# Your goal:
Compute the number of lines that include the string "chart", then output that number and nothing else.

==== Records for this exercise

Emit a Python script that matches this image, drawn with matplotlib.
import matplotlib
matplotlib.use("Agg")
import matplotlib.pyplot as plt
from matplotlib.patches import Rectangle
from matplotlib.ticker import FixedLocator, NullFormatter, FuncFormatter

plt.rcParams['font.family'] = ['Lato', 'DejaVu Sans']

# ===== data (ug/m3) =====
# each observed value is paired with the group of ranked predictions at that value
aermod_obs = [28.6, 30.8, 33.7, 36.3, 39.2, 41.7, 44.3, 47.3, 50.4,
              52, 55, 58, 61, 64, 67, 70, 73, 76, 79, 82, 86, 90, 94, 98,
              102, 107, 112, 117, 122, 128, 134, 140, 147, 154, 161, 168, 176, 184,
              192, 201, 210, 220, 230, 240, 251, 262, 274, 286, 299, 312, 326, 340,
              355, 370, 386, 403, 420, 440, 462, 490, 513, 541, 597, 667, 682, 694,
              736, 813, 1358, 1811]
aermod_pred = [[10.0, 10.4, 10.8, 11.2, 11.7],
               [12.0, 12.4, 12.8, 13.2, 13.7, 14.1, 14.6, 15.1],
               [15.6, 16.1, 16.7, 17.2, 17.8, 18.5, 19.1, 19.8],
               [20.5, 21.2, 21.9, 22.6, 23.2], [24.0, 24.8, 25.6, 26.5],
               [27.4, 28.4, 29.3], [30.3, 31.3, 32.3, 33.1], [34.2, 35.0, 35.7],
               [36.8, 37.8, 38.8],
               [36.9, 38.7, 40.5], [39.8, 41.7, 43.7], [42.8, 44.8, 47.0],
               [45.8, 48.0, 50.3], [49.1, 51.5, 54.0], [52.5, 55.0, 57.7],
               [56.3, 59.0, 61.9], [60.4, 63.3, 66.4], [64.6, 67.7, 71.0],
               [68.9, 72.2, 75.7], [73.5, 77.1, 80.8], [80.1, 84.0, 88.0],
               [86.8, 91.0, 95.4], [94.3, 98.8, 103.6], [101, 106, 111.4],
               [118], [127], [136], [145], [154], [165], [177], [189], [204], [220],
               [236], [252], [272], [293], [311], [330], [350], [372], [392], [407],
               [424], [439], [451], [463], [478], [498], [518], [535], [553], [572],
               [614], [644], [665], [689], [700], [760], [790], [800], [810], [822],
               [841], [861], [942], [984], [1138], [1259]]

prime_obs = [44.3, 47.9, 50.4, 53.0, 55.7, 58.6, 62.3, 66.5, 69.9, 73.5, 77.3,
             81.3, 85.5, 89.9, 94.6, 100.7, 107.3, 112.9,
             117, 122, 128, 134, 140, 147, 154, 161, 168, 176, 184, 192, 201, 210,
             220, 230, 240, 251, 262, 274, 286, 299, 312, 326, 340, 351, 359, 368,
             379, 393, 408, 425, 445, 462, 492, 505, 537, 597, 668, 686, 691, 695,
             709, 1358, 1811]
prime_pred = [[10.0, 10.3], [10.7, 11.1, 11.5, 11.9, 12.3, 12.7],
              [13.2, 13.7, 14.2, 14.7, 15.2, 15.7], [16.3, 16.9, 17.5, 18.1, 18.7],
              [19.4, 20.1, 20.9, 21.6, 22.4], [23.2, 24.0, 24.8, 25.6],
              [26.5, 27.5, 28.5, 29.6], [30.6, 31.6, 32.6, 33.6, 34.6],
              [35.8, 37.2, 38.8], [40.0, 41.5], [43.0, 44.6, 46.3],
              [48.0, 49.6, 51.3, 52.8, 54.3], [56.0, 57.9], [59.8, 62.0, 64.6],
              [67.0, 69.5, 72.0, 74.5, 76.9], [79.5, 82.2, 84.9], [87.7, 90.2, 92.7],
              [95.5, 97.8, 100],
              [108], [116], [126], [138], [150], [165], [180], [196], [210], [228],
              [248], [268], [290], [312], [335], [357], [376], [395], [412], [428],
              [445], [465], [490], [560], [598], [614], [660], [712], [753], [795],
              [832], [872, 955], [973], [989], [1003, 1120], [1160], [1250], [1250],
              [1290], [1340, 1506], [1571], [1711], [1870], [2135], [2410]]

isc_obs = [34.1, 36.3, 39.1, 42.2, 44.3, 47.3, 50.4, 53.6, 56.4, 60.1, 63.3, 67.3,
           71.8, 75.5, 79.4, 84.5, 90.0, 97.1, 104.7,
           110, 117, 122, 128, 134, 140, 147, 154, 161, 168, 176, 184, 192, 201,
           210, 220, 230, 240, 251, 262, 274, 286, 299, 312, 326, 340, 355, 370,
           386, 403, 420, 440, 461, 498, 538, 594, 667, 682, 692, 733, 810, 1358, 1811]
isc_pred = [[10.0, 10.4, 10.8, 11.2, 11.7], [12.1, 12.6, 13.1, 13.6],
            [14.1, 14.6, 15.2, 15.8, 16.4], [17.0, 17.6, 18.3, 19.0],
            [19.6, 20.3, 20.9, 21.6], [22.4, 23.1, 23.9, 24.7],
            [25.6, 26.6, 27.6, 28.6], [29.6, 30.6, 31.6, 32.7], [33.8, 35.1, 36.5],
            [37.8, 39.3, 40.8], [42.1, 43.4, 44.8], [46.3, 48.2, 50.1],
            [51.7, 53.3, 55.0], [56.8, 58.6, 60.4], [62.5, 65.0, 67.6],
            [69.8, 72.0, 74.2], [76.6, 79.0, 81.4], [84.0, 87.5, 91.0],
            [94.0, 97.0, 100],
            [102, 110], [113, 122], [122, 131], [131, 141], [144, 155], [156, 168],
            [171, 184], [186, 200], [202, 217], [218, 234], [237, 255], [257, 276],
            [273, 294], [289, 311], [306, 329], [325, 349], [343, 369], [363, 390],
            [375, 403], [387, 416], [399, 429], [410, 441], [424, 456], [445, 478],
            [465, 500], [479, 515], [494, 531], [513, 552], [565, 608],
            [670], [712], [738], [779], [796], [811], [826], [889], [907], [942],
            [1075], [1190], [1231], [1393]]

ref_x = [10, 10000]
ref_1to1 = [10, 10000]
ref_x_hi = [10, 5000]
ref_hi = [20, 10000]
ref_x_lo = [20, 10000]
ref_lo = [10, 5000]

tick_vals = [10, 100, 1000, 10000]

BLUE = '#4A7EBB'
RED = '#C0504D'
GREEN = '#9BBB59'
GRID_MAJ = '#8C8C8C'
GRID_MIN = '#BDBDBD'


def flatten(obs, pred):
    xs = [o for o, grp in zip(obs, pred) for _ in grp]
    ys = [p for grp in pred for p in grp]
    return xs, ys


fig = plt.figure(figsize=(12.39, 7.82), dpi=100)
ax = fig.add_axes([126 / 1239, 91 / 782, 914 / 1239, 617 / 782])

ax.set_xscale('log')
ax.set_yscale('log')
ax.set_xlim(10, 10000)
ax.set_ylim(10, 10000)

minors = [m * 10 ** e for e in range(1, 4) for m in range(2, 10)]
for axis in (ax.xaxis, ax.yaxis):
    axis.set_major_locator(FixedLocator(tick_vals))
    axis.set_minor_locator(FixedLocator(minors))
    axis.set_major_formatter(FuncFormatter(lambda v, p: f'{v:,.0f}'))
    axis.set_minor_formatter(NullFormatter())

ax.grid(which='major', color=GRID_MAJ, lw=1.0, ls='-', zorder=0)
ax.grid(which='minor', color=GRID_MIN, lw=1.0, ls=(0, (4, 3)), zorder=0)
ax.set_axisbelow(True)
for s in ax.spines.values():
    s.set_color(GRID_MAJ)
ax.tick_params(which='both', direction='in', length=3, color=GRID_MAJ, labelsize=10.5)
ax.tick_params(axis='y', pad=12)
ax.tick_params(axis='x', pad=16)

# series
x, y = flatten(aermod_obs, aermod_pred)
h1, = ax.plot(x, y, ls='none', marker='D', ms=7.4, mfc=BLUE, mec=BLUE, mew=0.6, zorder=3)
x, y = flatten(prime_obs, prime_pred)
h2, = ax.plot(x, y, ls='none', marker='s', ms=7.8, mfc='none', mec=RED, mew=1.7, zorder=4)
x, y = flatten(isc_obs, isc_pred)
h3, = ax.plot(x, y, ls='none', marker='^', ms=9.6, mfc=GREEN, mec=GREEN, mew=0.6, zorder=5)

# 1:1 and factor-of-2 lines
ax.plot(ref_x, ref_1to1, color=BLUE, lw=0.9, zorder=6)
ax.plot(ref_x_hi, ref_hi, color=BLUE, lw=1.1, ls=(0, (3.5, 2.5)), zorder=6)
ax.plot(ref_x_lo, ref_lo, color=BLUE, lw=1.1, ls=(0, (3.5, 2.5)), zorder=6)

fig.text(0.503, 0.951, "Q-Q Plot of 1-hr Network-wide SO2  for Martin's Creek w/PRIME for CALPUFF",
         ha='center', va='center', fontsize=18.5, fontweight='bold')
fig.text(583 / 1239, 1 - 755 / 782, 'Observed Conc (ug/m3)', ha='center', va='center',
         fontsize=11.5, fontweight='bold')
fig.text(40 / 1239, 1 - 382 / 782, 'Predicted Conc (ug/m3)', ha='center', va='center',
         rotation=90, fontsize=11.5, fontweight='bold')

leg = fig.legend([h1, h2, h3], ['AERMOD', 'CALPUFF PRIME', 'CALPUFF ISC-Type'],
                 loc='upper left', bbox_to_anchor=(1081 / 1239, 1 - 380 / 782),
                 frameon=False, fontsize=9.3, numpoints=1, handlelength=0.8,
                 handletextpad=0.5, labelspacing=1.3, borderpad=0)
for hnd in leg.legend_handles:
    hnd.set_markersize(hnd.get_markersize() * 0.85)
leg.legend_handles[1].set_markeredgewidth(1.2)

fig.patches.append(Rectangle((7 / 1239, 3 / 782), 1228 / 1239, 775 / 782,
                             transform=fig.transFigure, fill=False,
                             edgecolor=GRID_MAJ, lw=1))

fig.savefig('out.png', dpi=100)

========
==== Records for this exercise

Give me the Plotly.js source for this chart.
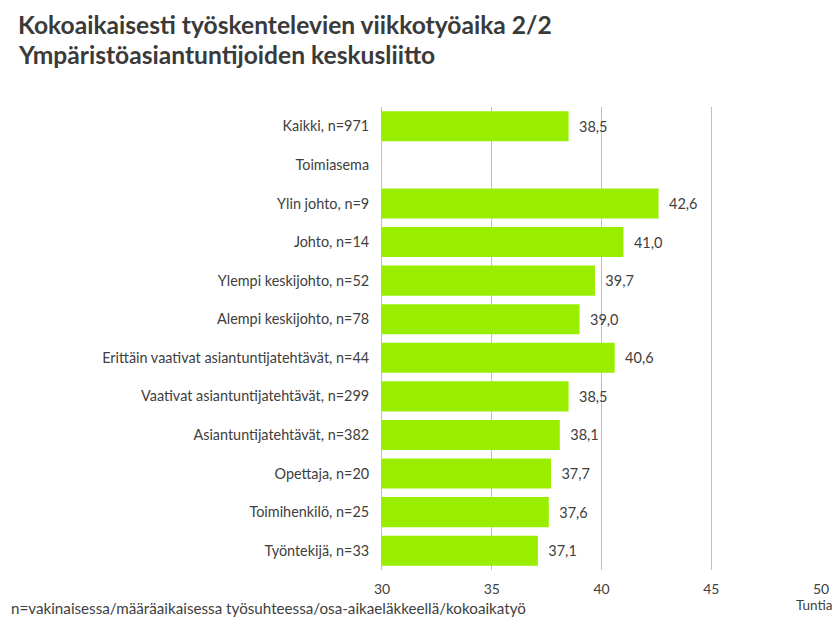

========

# Output below:
1